_BRIEF:_
All lines in the records below from the line with "Generate a Python" through the line with "0.0016, 0.0015, 0.0015, 0.0016]" are to be given again exactly, both ends included; the pictures are to be left out.

_RECORDS SUPPLIED:_

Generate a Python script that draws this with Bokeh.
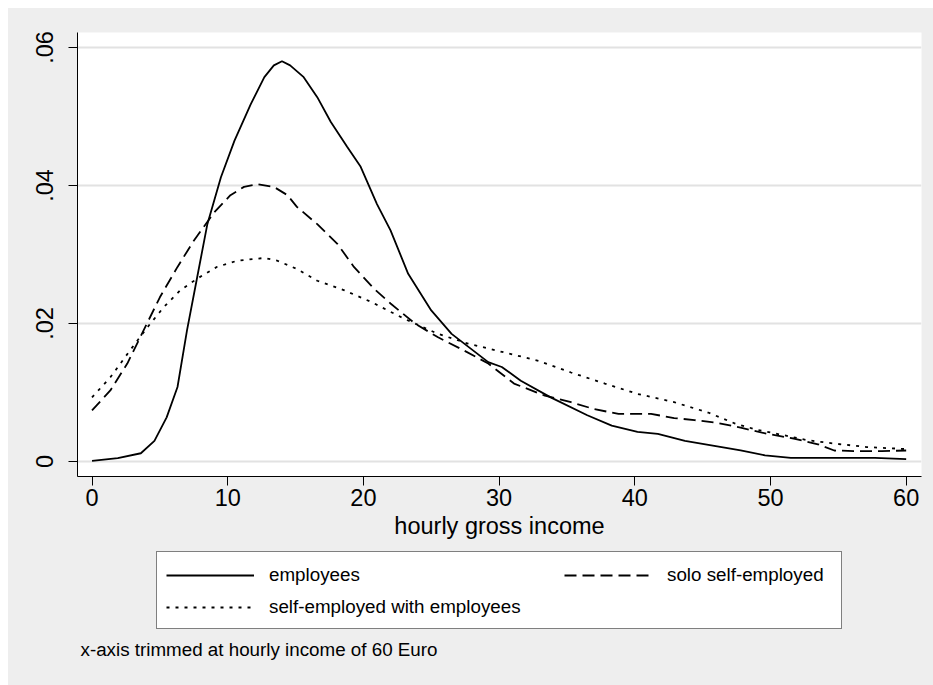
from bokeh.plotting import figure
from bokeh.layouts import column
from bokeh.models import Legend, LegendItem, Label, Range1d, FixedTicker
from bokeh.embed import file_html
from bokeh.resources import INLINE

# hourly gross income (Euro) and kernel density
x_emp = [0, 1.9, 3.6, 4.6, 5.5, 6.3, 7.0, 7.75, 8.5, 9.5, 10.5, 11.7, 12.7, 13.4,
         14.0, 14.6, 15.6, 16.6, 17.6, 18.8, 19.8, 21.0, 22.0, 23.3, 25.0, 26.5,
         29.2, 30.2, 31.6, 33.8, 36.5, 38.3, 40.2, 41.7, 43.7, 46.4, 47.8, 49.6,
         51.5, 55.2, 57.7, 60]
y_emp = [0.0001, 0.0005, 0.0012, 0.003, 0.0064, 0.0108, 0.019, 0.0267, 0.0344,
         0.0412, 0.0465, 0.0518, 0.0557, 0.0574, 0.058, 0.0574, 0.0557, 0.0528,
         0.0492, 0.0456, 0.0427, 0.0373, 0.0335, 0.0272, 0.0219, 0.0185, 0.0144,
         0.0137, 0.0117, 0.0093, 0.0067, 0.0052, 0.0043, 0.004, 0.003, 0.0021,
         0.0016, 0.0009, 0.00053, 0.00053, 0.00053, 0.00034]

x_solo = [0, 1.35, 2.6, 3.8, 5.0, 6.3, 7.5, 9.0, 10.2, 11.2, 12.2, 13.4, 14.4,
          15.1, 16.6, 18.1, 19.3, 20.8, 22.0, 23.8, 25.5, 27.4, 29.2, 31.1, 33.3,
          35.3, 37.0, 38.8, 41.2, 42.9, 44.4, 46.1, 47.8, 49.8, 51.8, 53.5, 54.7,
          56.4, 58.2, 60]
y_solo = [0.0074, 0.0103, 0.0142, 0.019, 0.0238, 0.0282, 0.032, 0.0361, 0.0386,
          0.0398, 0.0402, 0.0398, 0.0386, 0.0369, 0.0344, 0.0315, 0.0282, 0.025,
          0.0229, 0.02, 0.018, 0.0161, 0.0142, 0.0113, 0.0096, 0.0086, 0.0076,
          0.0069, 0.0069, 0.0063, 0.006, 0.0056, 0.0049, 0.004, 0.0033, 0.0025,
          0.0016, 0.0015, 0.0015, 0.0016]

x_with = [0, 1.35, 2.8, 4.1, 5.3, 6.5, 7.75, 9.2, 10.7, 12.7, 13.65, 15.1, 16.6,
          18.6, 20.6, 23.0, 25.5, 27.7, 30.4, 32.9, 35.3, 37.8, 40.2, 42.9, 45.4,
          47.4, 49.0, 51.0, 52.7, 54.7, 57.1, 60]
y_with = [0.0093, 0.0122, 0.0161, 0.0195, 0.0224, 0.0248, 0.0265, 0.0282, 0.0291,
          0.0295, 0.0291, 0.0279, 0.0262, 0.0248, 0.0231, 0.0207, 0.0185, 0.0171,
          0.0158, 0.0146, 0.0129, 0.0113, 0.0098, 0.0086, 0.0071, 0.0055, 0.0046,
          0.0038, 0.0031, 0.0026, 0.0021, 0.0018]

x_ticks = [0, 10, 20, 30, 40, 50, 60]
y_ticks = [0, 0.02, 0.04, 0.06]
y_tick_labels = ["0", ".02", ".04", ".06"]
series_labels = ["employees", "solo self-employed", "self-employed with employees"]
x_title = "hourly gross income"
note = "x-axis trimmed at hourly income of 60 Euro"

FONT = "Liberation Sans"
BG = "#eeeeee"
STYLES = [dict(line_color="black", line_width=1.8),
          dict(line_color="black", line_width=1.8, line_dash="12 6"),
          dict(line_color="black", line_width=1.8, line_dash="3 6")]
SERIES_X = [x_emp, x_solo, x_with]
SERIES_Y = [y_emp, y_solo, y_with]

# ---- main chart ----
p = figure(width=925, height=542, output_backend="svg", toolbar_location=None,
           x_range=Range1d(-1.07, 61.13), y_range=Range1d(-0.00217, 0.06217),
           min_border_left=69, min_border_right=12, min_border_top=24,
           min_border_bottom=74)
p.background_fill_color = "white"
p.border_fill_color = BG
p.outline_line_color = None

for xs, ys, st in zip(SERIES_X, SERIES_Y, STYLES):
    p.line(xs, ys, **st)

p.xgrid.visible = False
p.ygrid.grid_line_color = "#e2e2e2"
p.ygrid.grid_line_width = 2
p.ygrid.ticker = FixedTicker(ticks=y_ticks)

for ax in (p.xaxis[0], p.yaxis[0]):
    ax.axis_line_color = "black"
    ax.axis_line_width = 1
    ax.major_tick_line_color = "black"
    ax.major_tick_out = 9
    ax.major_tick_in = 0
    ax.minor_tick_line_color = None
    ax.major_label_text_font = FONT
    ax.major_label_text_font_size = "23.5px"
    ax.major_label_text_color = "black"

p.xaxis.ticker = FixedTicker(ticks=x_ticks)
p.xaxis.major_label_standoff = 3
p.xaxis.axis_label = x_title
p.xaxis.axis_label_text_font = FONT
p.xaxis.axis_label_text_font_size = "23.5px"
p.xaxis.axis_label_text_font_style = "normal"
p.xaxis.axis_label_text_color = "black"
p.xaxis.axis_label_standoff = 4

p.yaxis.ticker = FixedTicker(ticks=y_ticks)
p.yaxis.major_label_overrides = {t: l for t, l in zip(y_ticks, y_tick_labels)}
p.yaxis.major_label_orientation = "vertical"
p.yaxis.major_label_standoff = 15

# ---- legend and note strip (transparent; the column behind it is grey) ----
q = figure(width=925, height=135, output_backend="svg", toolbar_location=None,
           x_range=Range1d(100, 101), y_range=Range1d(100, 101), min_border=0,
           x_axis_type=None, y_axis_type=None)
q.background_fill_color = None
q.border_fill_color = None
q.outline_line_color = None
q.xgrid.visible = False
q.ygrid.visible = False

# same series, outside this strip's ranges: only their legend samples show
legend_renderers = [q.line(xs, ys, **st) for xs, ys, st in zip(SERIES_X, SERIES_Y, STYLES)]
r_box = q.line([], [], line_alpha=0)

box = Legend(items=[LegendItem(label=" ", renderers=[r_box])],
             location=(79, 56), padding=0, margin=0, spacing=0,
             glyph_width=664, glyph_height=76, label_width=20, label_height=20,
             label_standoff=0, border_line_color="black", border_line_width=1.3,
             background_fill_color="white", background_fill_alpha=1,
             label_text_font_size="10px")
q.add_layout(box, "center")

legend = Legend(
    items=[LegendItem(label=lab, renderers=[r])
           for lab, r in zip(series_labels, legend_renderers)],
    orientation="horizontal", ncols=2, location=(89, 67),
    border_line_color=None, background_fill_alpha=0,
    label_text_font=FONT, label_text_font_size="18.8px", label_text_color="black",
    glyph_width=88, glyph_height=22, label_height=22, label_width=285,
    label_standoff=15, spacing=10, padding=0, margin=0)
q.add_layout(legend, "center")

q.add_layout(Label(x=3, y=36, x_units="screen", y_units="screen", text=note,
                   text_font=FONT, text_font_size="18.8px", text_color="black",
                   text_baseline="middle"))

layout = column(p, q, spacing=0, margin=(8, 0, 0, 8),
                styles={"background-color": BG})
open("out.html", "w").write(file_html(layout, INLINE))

---

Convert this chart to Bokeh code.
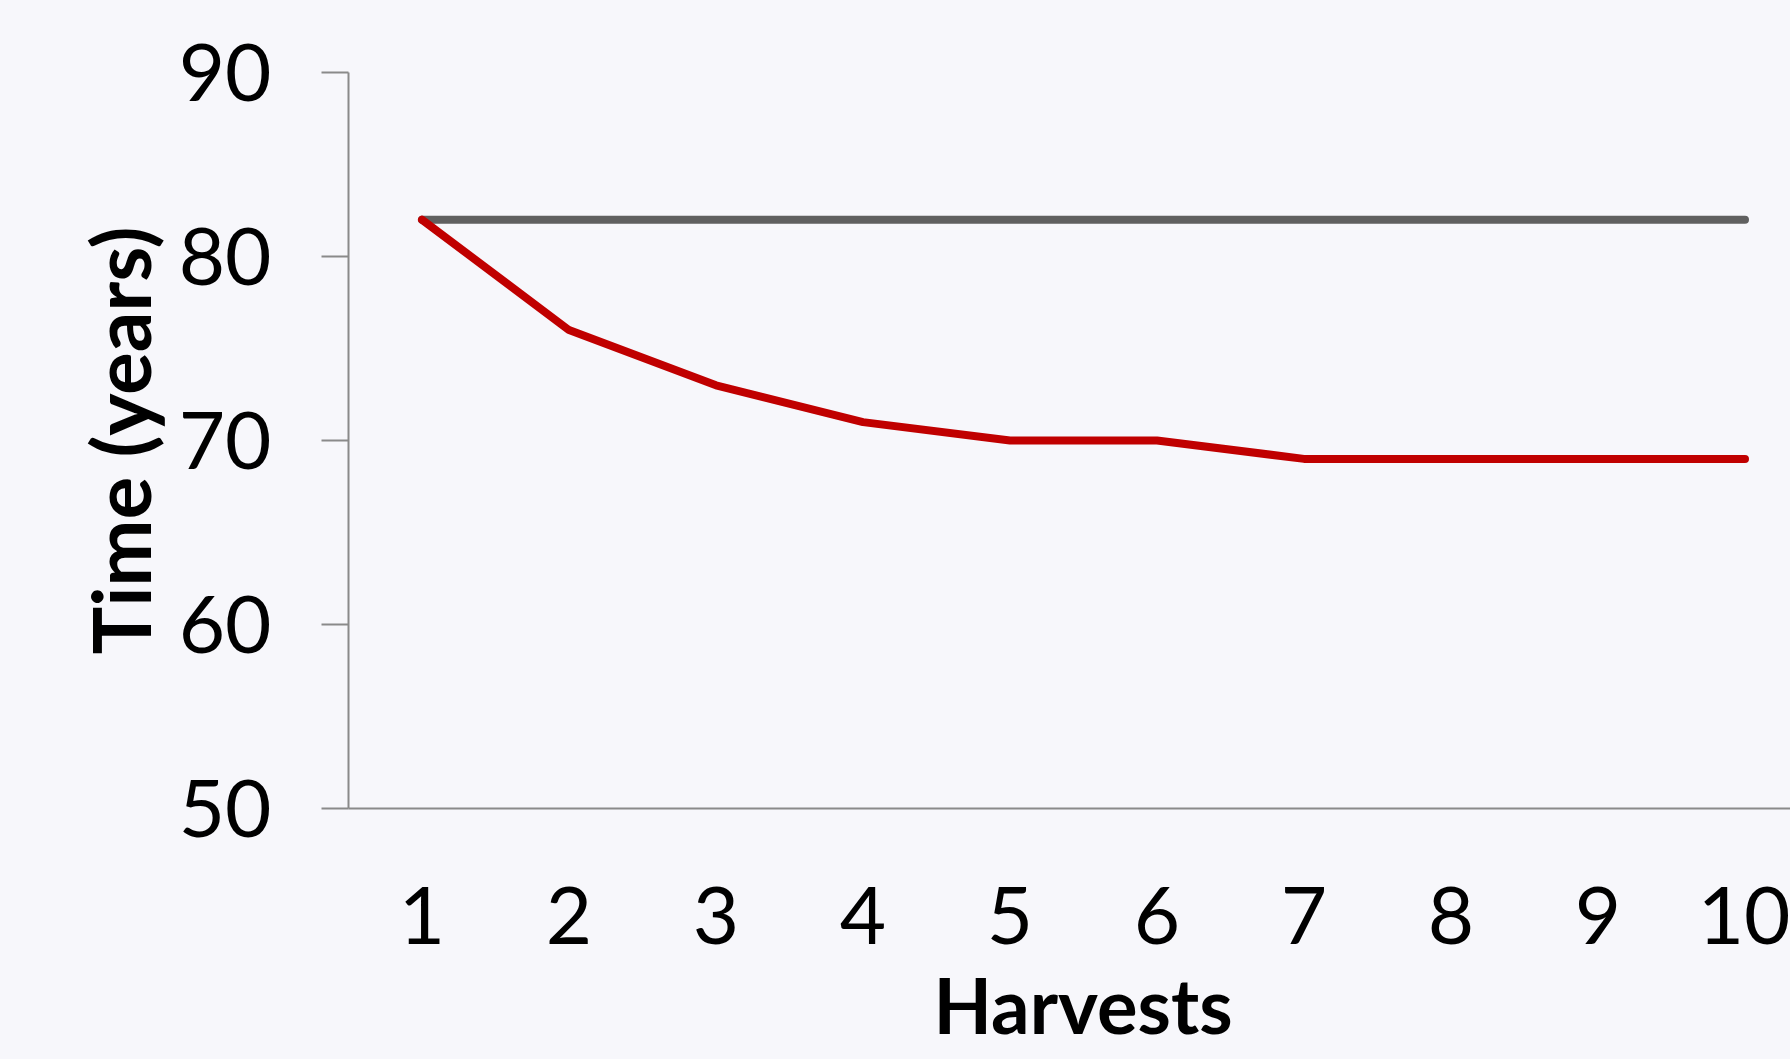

_SOLUTION TO THE PROBLEM:_
Generate a Python script that draws this with Bokeh.
from bokeh.plotting import figure
from bokeh.layouts import column
from bokeh.models import Legend, LegendItem, Label, Range1d, FixedTicker
from bokeh.embed import file_html
from bokeh.resources import INLINE

# hourly gross income (Euro) and kernel density
x_emp = [0, 1.9, 3.6, 4.6, 5.5, 6.3, 7.0, 7.75, 8.5, 9.5, 10.5, 11.7, 12.7, 13.4,
         14.0, 14.6, 15.6, 16.6, 17.6, 18.8, 19.8, 21.0, 22.0, 23.3, 25.0, 26.5,
         29.2, 30.2, 31.6, 33.8, 36.5, 38.3, 40.2, 41.7, 43.7, 46.4, 47.8, 49.6,
         51.5, 55.2, 57.7, 60]
y_emp = [0.0001, 0.0005, 0.0012, 0.003, 0.0064, 0.0108, 0.019, 0.0267, 0.0344,
         0.0412, 0.0465, 0.0518, 0.0557, 0.0574, 0.058, 0.0574, 0.0557, 0.0528,
         0.0492, 0.0456, 0.0427, 0.0373, 0.0335, 0.0272, 0.0219, 0.0185, 0.0144,
         0.0137, 0.0117, 0.0093, 0.0067, 0.0052, 0.0043, 0.004, 0.003, 0.0021,
         0.0016, 0.0009, 0.00053, 0.00053, 0.00053, 0.00034]

x_solo = [0, 1.35, 2.6, 3.8, 5.0, 6.3, 7.5, 9.0, 10.2, 11.2, 12.2, 13.4, 14.4,
          15.1, 16.6, 18.1, 19.3, 20.8, 22.0, 23.8, 25.5, 27.4, 29.2, 31.1, 33.3,
          35.3, 37.0, 38.8, 41.2, 42.9, 44.4, 46.1, 47.8, 49.8, 51.8, 53.5, 54.7,
          56.4, 58.2, 60]
y_solo = [0.0074, 0.0103, 0.0142, 0.019, 0.0238, 0.0282, 0.032, 0.0361, 0.0386,
          0.0398, 0.0402, 0.0398, 0.0386, 0.0369, 0.0344, 0.0315, 0.0282, 0.025,
          0.0229, 0.02, 0.018, 0.0161, 0.0142, 0.0113, 0.0096, 0.0086, 0.0076,
          0.0069, 0.0069, 0.0063, 0.006, 0.0056, 0.0049, 0.004, 0.0033, 0.0025,
          0.0016, 0.0015, 0.0015, 0.0016]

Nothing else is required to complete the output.